Multitasking

I hate multitasking.

I really hate that it’s expected of me because I’m female.

Some women multitask just fine, and good for them. But if you’re insanely forgetful, like me, multitasking rapidly turns into ‘wait, was I doing something else? What am I doing now? Did someone just talk to me? What?’ and getting distracted and having a half-dozen half-done tasks instead of four finished ones. I have learned that it is a very bad idea to go put the kettle on while the laundry tub fills, or to answer one email while the kettle boils, or just play one little flash-game while I think about what to write next in an email, because I will invariably forget what I was doing, and then I’ll flood the laundry, realize an hour later that I still don’t have any coffee, or realize two days later that I never finished answering that email.
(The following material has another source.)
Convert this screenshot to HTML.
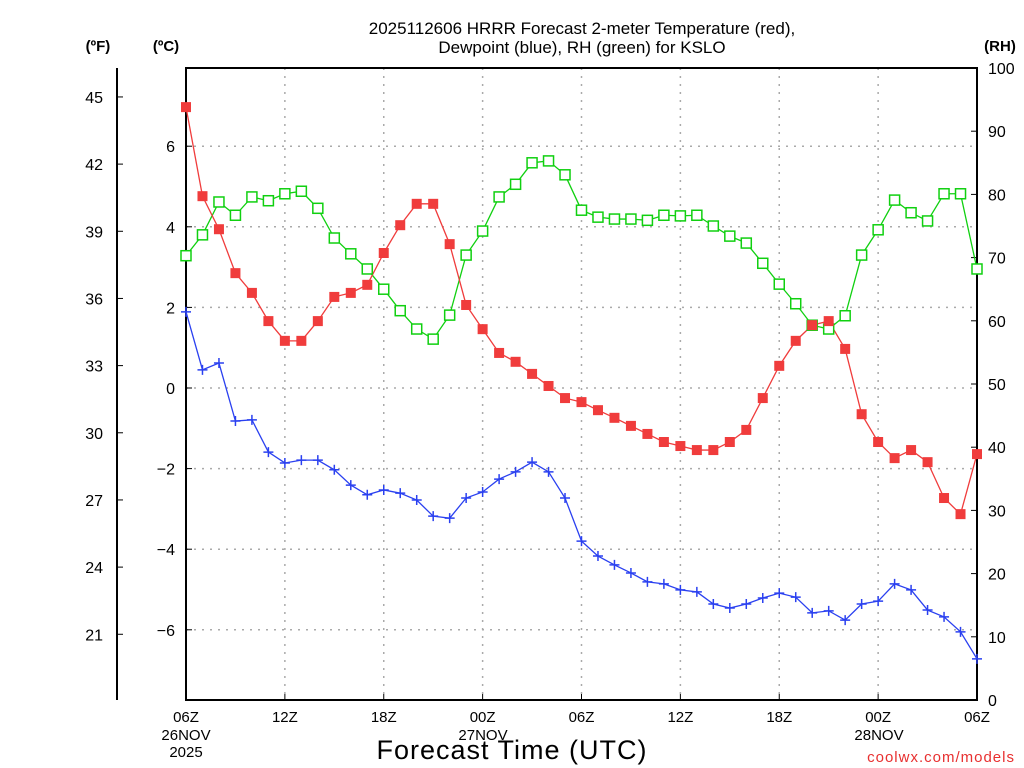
<!DOCTYPE html>
<html><head><meta charset="utf-8"><style>
body{margin:0;background:#fff;}
svg{display:block;font-family:"Liberation Sans",sans-serif;}
</style></head><body>
<svg id="chart" width="1024" height="768" viewBox="0 0 1024 768" xmlns="http://www.w3.org/2000/svg">
<rect width="1024" height="768" fill="#fff"/>
<g id="grid"></g><g id="axes"></g><g id="series"></g>
</svg>
<script>
const tempC=[6.97,4.76,3.94,2.85,2.36,1.66,1.17,1.17,1.66,2.26,2.36,2.56,3.35,4.04,4.57,4.57,3.57,2.06,1.46,0.87,0.65,0.35,0.05,-0.25,-0.35,-0.55,-0.74,-0.94,-1.14,-1.34,-1.44,-1.54,-1.54,-1.34,-1.04,-0.25,0.55,1.17,1.56,1.66,0.97,-0.65,-1.34,-1.74,-1.54,-1.84,-2.73,-3.13,-1.64];
const dewC=[1.89,0.45,0.62,-0.82,-0.79,-1.59,-1.86,-1.79,-1.79,-2.03,-2.41,-2.65,-2.53,-2.61,-2.78,-3.18,-3.23,-2.73,-2.58,-2.26,-2.08,-1.84,-2.08,-2.73,-3.80,-4.17,-4.39,-4.59,-4.81,-4.86,-5.01,-5.06,-5.36,-5.46,-5.36,-5.21,-5.09,-5.19,-5.58,-5.53,-5.76,-5.36,-5.29,-4.86,-5.01,-5.51,-5.68,-6.05,-6.72];
const rh=[70.3,73.6,78.8,76.7,79.6,79.0,80.1,80.5,77.8,73.1,70.6,68.2,65.0,61.6,58.7,57.1,60.9,70.4,74.2,79.6,81.6,85.0,85.3,83.1,77.5,76.4,76.1,76.1,75.9,76.7,76.6,76.7,75.0,73.4,72.3,69.1,65.8,62.7,59.3,58.7,60.8,70.4,74.4,79.1,77.1,75.8,80.1,80.1,68.2];
const xTickLabels=["06Z","12Z","18Z","00Z","06Z","12Z","18Z","00Z","06Z"];
const cTicks=[6,4,2,0,-2,-4,-6];
const fTicks=[45,42,39,36,33,30,27,24,21];
const rhTicks=[0,10,20,30,40,50,60,70,80,90,100];

const NS="http://www.w3.org/2000/svg";
const L=186,R=977,T=68,B=700;
const xS=i=>L+(R-L)*i/48;
const yC=c=>388-c*40.3;
const yF=f=>yC((f-32)*5/9);
const yRH=v=>B-(B-T)*v/100;
function mk(tag,attrs,parent,text){const e=document.createElementNS(NS,tag);for(const k in attrs)e.setAttribute(k,attrs[k]);if(text!==undefined)e.textContent=text;(parent||document.getElementById('chart')).appendChild(e);return e;}
const grid=document.getElementById('grid'),axes=document.getElementById('axes'),ser=document.getElementById('series');

// grid
xTickLabels.forEach((t,k)=>{const x=xS(k*6);if(k>0&&k<8){const g=mk('line',{x1:x,x2:x,y1:T,y2:B,stroke:'#aaa','stroke-dasharray':'2,6','stroke-width':1.5},grid);}});
cTicks.forEach(c=>{const g=mk('line',{x1:L,x2:R,y1:yC(c),y2:yC(c),stroke:'#aaa','stroke-dasharray':'2,6','stroke-width':1.5},grid);});

// frame
let e=mk('rect',{x:L,y:T,width:R-L,height:B-T,fill:'none',stroke:'#000','stroke-width':2},axes);
e=mk('line',{x1:117,x2:117,y1:T,y2:B,stroke:'#000','stroke-width':2},axes);

fTicks.forEach(f=>{const y=yF(f);mk('line',{x1:117,x2:123,y1:y,y2:y,stroke:'#000'},axes);const t=mk('text',{x:103,y:y+6,'text-anchor':'end','font-size':16},axes,String(f));});
cTicks.forEach(c=>{const y=yC(c);mk('line',{x1:L,x2:L+6,y1:y,y2:y,stroke:'#000'},axes);const t=mk('text',{x:175,y:y+6,'text-anchor':'end','font-size':16},axes,(c<0?'\u2212'+(-c):String(c)));});
rhTicks.forEach(v=>{const y=yRH(v);mk('line',{x1:R-6,x2:R,y1:y,y2:y,stroke:'#000'},axes);const t=mk('text',{x:988,y:y+6,'font-size':16},axes,String(v));});
xTickLabels.forEach((lab,k)=>{const x=xS(k*6);mk('line',{x1:x,x2:x,y1:B-6,y2:B,stroke:'#000'},axes);const t=mk('text',{x:x,y:722,'text-anchor':'middle','font-size':15},axes,lab);});
[[186,'26NOV',740],[186,'2025',757],[483,'27NOV',740],[879,'28NOV',740]].forEach(d=>{const t=mk('text',{x:d[0],y:d[2],'text-anchor':'middle','font-size':15},axes,d[1]);});

// units & titles
[[98,'(ºF)'],[166,'(ºC)'],[1000,'(RH)']].forEach(d=>{const t=mk('text',{x:d[0],y:51,'text-anchor':'middle','font-size':15,'font-weight':'bold'},axes,d[1]);});
e=mk('text',{x:582,y:34,'text-anchor':'middle','font-size':17},axes,'2025112606 HRRR Forecast 2-meter Temperature (red),');
e=mk('text',{x:582,y:53,'text-anchor':'middle','font-size':17},axes,'Dewpoint (blue), RH (green) for KSLO');
e=mk('text',{x:512,y:759,'text-anchor':'middle','font-size':27,'letter-spacing':1},axes,'Forecast Time (UTC)');
e=mk('text',{x:1015,y:762,'text-anchor':'end','font-size':15,fill:'#e83030','letter-spacing':1},axes,'coolwx.com/models');

// series
function line(arr,yf,color,name){const p=arr.map((v,i)=>xS(i)+','+yf(v)).join(' ');const l=mk('polyline',{points:p,fill:'none',stroke:color,'stroke-width':1.3},ser);}
line(rh,yRH,'#10d010','rh-line');
line(tempC,yC,'#f03c3c','temperature-line');
line(dewC,yC,'#2a40f0','dewpoint-line');
rh.forEach((v,i)=>{const m=mk('rect',{x:xS(i)-5,y:yRH(v)-5,width:10,height:10,fill:'#fff',stroke:'#10d010','stroke-width':1.5},ser);});
tempC.forEach((v,i)=>{const m=mk('rect',{x:xS(i)-5,y:yC(v)-5,width:10,height:10,fill:'#f03c3c'},ser);});
dewC.forEach((v,i)=>{const x=xS(i),y=yC(v);const m=mk('path',{d:`M${x-5},${y}H${x+5}M${x},${y-5}V${y+5}`,stroke:'#2a40f0','stroke-width':1.5},ser);});
</script>
</body></html>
I can mix related tasks just fine. I can make Kielle’s lunch and my coffee simultaneously. I can answer work emails while answering the phone. But I usually can’t leave the room and remember to come back. And it drives me mad when I get yelled at because of it, as has happened often both at work and at home. My sister once took shameless advantage of the fact that I don’t register sound very well or very fast while reading to walk up to me and say quickly and loudly ‘Hey, Sarah, can I hit you?’

I looked up and said ‘yes?’ because all I’d heard was my name.

She punched me in the arm.

I responded with “OW! Why did you… wait (her earlier words finally registering)… that was mean!”

Our dad, who’d seen the whole thing, nearly passed out laughing and refused to punish her for hitting me because she’d asked permission first.

I have no idea why, but it’s very difficult for me to read and process verbal input simultaneously. My mother has the same problem but even worse – she is literally incapable of reading and talking at the same time (she reads out loud just fine, but can’t read and talk about something different), and has to stop and do a mental reset every time she’s interrupted.

So if you have trouble multitasking, and have been told that you’re just not trying, or not paying attention, or whatever, then I am hugging you in my mind right now. Because I feel your pain.

Now if you’ll excuse me, I’m going to go to the bathroom, put my e-reader on the charger, and find my phone. I am confident that I can get at least one of those done before I forget what I was doing and wander back to the computer.

Edit: I got distracted and played five games of Candy Crush before even getting up, and only just now remembered to charge the e-reader, but I got there eventually.

 

Time Management

I love playing time-management games. Getting everything ordered just so, figuring out the ‘right’ order of actions to beat the timer and win the gold star. So why is it so hard for me to organize my time in real life? Is it the lack of simple, defined parameters, or just the dearth of gold stars?

It doesn’t help that I am forgetful on an Olympic level. I forget the names of family. Of friends. Of pets. I forget things I was going to do, things I was going to buy, and things I said just a minute ago. I have on two occasions genuinely forgotten my own name, at least for a minute. I am the reigning champion of ‘wait, why did I get up?’ and the record-holder for ‘…. I came in here looking for something‘. So perhaps it’s not surprising how frequently I forget that I’m trying to change my routines to get more writing/cooking/sleeping done.

But it’s frustrating, because this is something I *want* to do. Something that’s really important to me. So I have to wonder if this is genuine forgetting, or self-sabotage. Am I just putting it off because I’m afraid of not succeeding? Because as long as a finished manuscript is a dream not a reality, I don’t have to embark on the serial-rejection stage of the relationship? I won’t lie, I’m dreading that part. I’ve been known to weep over a scathing review of a piece of fan-fiction. Being spurned by agent after agent is going to leave me a wreck, I’m fully aware of that. But I have to go through that to reach the Spawning Ground of Publication, so putting it off isn’t helping.

Maybe I should start giving myself gold stars for goals achieved. I could put up a chart on the fridge, and try to reach ‘novelist’ in the shortest amount of time with as many gold stars as possible. It’s worth a shot, right?